-- Start Provided data --

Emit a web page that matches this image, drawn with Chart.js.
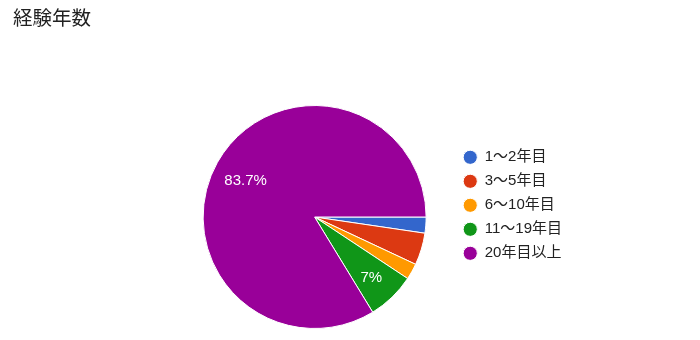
<!DOCTYPE html>
<html>
<head>
<meta charset="utf-8">
<script src="https://cdn.jsdelivr.net/npm/chart.js@4"></script>
<style>
  body { margin: 0; background: #fff; }
  #wrap { position: relative; width: 700px; height: 340px; }
  #title {
    position: absolute; left: 13px; top: 5px;
    font: 19.5px "Noto Sans CJK JP", sans-serif; line-height: 24px; color: #212121;
  }
</style>
</head>
<body>
<div id="wrap">
  <div id="title">経験年数</div>
  <canvas id="pie" width="700" height="340"></canvas>
</div>
<script>
// data (answer counts, 43 in total)
const categories = ["1〜2年目", "3〜5年目", "6〜10年目", "11〜19年目", "20年目以上"];
const counts = [1, 2, 1, 3, 36];
const colors = ["#3366cc", "#dc3912", "#ff9900", "#109618", "#990099"];

const labelFont = "'Liberation Sans', Arial, 'Noto Sans CJK JP', sans-serif";

// percent text inside the bigger slices
const sliceLabels = {
  id: "sliceLabels",
  afterDatasetsDraw(chart) {
    const ctx = chart.ctx;
    const meta = chart.getDatasetMeta(0);
    const total = counts.reduce((a, b) => a + b, 0);
    ctx.save();
    ctx.fillStyle = "#fff";
    ctx.font = "15px " + labelFont;
    ctx.textAlign = "center";
    ctx.textBaseline = "middle";
    meta.data.forEach((arc, i) => {
      const pct = counts[i] / total * 100;
      if (pct < 5) return;
      const mid = (arc.startAngle + arc.endAngle) / 2;
      const r = arc.outerRadius * 0.72;
      const txt = Math.round(pct * 10) / 10 + "%";
      ctx.fillText(txt, arc.x + Math.cos(mid) * r + 1, arc.y + Math.sin(mid) * r + 3);
    });
    ctx.restore();
  }
};

new Chart(document.getElementById("pie"), {
  type: "pie",
  data: {
    labels: categories,
    datasets: [{
      data: counts,
      backgroundColor: colors,
      borderColor: "#fff",
      borderWidth: 1
    }]
  },
  options: {
    responsive: false,
    animation: false,
    rotation: 90,
    layout: { padding: { left: 175, right: 128, top: 105, bottom: 11 } },
    plugins: {
      tooltip: { enabled: false },
      legend: {
        position: "right",
        align: "start",
        title: { display: true, text: "", font: { size: 14 }, padding: { top: 19, bottom: 0 } },
        labels: {
          usePointStyle: true,
          pointStyle: "circle",
          boxWidth: 14,
          boxHeight: 10,
          padding: 9,
          color: "#222",
          font: { size: 15, family: labelFont }
        }
      }
    }
  },
  plugins: [sliceLabels]
});
</script>
</body>
</html>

-- End Provided data --

# Work required:
Leave out any pictures and return exactly the lines from the beginning of the data through the line with "Sans', Arial, 'Noto", inclusive.

# Response to the task:
Emit a web page that matches this image, drawn with Chart.js.
<!DOCTYPE html>
<html>
<head>
<meta charset="utf-8">
<script src="https://cdn.jsdelivr.net/npm/chart.js@4"></script>
<style>
  body { margin: 0; background: #fff; }
  #wrap { position: relative; width: 700px; height: 340px; }
  #title {
    position: absolute; left: 13px; top: 5px;
    font: 19.5px "Noto Sans CJK JP", sans-serif; line-height: 24px; color: #212121;
  }
</style>
</head>
<body>
<div id="wrap">
  <div id="title">経験年数</div>
  <canvas id="pie" width="700" height="340"></canvas>
</div>
<script>
// data (answer counts, 43 in total)
const categories = ["1〜2年目", "3〜5年目", "6〜10年目", "11〜19年目", "20年目以上"];
const counts = [1, 2, 1, 3, 36];
const colors = ["#3366cc", "#dc3912", "#ff9900", "#109618", "#990099"];

const labelFont = "'Liberation Sans', Arial, 'Noto Sans CJK JP', sans-serif";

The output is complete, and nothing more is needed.